What is being asked> From the listing below, copy every line with the word "chart".

Information provided>
....

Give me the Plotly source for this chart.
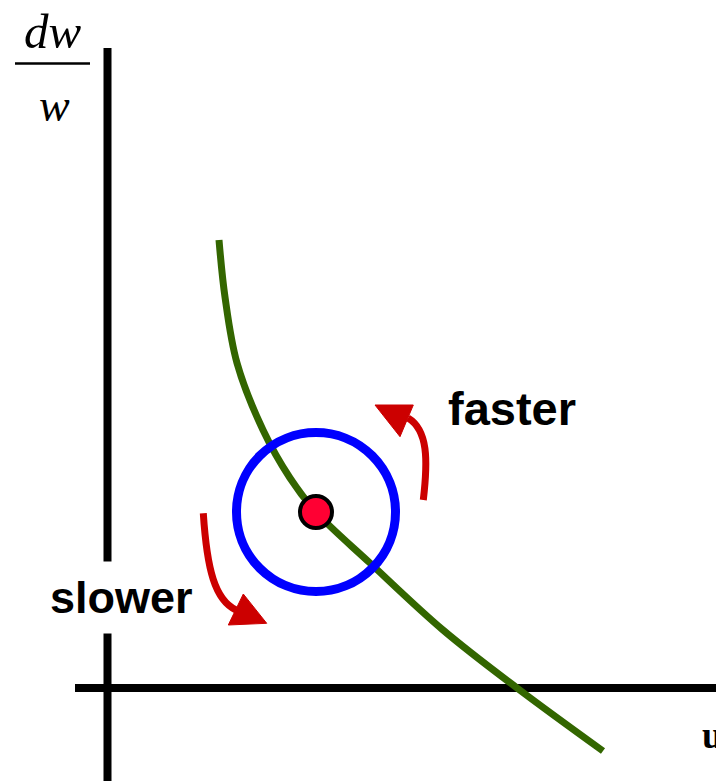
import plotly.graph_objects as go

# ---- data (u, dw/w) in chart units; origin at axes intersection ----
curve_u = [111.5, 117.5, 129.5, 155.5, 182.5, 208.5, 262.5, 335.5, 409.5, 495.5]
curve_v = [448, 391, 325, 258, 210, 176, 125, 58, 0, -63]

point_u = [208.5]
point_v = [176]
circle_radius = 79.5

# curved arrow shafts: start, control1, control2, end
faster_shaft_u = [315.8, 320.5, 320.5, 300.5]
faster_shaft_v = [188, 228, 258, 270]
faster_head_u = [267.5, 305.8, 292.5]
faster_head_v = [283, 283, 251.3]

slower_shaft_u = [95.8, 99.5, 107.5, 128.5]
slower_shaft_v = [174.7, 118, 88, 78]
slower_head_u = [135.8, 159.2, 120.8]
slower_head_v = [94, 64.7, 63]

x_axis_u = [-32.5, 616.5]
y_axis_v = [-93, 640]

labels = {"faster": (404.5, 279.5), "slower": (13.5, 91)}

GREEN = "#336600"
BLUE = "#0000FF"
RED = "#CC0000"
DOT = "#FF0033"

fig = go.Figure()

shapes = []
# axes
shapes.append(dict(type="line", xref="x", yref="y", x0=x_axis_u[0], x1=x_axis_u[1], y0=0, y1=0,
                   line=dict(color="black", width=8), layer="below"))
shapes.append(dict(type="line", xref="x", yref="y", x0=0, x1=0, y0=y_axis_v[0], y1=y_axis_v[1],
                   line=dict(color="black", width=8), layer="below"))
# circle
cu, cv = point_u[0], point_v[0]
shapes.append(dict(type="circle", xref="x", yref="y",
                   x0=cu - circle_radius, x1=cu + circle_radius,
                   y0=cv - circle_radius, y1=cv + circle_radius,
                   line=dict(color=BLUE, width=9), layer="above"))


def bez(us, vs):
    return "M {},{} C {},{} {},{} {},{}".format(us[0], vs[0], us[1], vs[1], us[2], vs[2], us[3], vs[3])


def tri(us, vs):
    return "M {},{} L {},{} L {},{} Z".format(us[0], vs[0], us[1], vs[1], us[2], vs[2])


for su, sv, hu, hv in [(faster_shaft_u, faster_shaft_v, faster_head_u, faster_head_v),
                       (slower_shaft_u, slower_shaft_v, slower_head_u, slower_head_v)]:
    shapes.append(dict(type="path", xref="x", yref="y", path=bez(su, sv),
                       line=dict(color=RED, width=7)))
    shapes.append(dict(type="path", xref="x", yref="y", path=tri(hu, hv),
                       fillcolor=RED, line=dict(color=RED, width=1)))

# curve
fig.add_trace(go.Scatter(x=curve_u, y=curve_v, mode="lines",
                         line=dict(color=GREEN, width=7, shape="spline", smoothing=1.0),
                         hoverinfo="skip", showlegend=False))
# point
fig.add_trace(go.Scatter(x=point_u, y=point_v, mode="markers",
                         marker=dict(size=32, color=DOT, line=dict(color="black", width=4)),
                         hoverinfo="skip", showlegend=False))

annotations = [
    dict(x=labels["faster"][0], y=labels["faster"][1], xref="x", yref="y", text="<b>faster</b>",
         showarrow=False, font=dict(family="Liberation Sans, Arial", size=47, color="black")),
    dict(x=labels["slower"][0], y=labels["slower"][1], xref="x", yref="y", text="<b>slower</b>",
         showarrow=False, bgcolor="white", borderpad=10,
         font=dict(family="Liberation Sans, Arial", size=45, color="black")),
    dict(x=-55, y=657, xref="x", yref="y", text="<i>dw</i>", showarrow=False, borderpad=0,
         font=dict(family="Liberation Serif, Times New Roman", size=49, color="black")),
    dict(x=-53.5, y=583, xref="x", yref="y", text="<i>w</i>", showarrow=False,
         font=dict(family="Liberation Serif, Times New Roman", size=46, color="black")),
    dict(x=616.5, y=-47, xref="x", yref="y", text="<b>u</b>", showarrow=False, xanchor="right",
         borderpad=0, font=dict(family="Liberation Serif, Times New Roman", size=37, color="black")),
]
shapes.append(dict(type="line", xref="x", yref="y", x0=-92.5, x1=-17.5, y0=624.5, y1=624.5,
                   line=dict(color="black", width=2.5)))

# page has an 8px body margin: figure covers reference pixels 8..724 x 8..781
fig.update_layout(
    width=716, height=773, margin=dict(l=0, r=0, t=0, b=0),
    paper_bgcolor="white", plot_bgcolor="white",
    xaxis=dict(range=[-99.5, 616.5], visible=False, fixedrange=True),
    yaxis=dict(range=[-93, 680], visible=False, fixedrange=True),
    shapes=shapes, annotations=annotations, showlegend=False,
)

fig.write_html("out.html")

....

Written reply>
Give me the Plotly source for this chart.
# ---- data (u, dw/w) in chart units; origin at axes intersection ----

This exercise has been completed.